Le 2 octobre 1515 il recevait dans les termes suivants, en son nom et en celui de ses deux neveux, Gabriel et René de Prie, l’hommage d’Imbert de Bastarnay, seigneur du Bridoré. « De vous très noble et très révérend père en Dieu, monseigneur René de Prie, cardinal, évêque de Bayeux et de Limoges, abbé du Bourg-de-Déols, de la Prée et de Miseray, aussi comme tuteur et curateur de messeigneurs vos nepveux de Busançois, Gabriel et René de Prie, barons dudit Busançois, nous Imbert de Bastarnay, chevalier de l’ordre du roy, son conseiller et chambellan ordinaire, baron du Bouchaige et d’Authon, seigneur de Montrésor et du Bridoré, tenons et avouons tenir de vous, à foy et hommage lige à cause et au regard de la baronnie, châtellenie et seigneurie de Precigny, c’est à savoir, notre chastel, châtellenie, terre, fief, justice et seigneurie du Bridoré, etc. » (Dom Housseau, no 7413.)

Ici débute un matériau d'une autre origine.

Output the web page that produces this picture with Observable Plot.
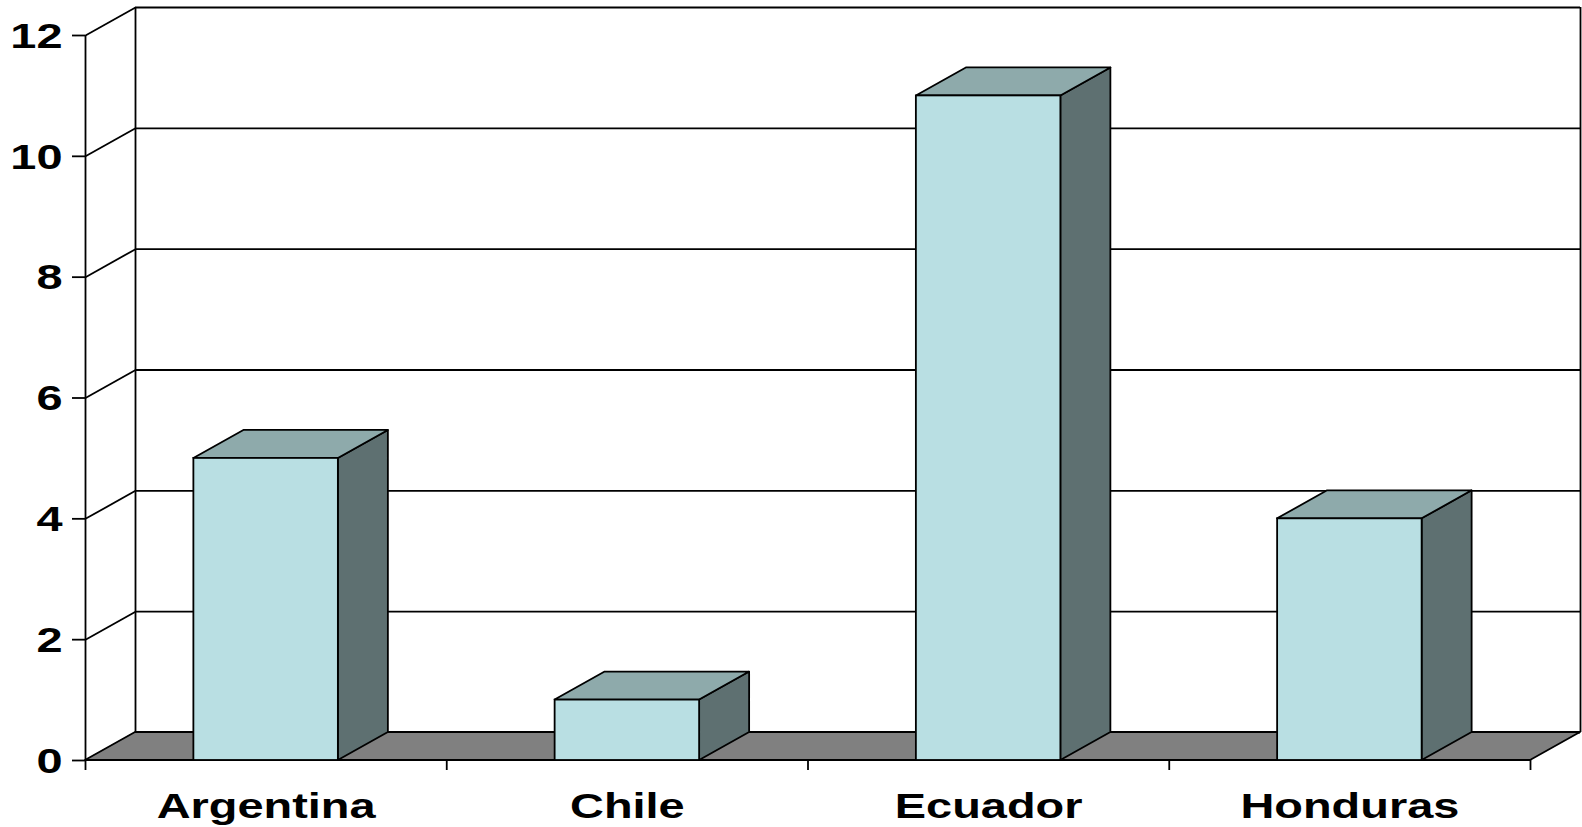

Après la mort du cardinal de Prie, la terre de Pressigny paraît avoir appartenu à Gabriel de Prie, son petit-neveu, qui suit.

2. — Gabriel, petit-neveu du précèdent

Fils d’Edmond de Prie et de Jeanne de Beauvau.

Chalmel, à l’article Buzançais, le qualifie de baron de Pressigny et de seigneur de Ferrière-Larçon.

Il épousa Jacqueline de Marans.

Il mourut, sans postérité. D’après Moréri sa mort aurait eu lieu en 1524 ; suivant d’autres auteurs, il aurait été tué à la bataille de Pavie, qui eut lieu en 1525.

Son frère René, qui suit, lui succéda.

3. — René, frère du précèdent

Mort également sans postérité.

D’après l’aveu du 2 octobre 1515, dont nous venons de donner un extrait, lui et son frère Gabriel paraîtraient avoir eu des droits de copropriété dans la terre de Pressigny.

Mais, dès avant la date indiquée comme étant celle du décès de Gabriel, la terre de Pressigny passa dans la maison de Savoie-Villars par suite de l’acquisition qui en fut faite par René de Savoie, vers 1522. Nous manquons de renseignements sur le titre de cette acquisition.

Malardier.
  1. Voir le Bulletin de 1879, page 424.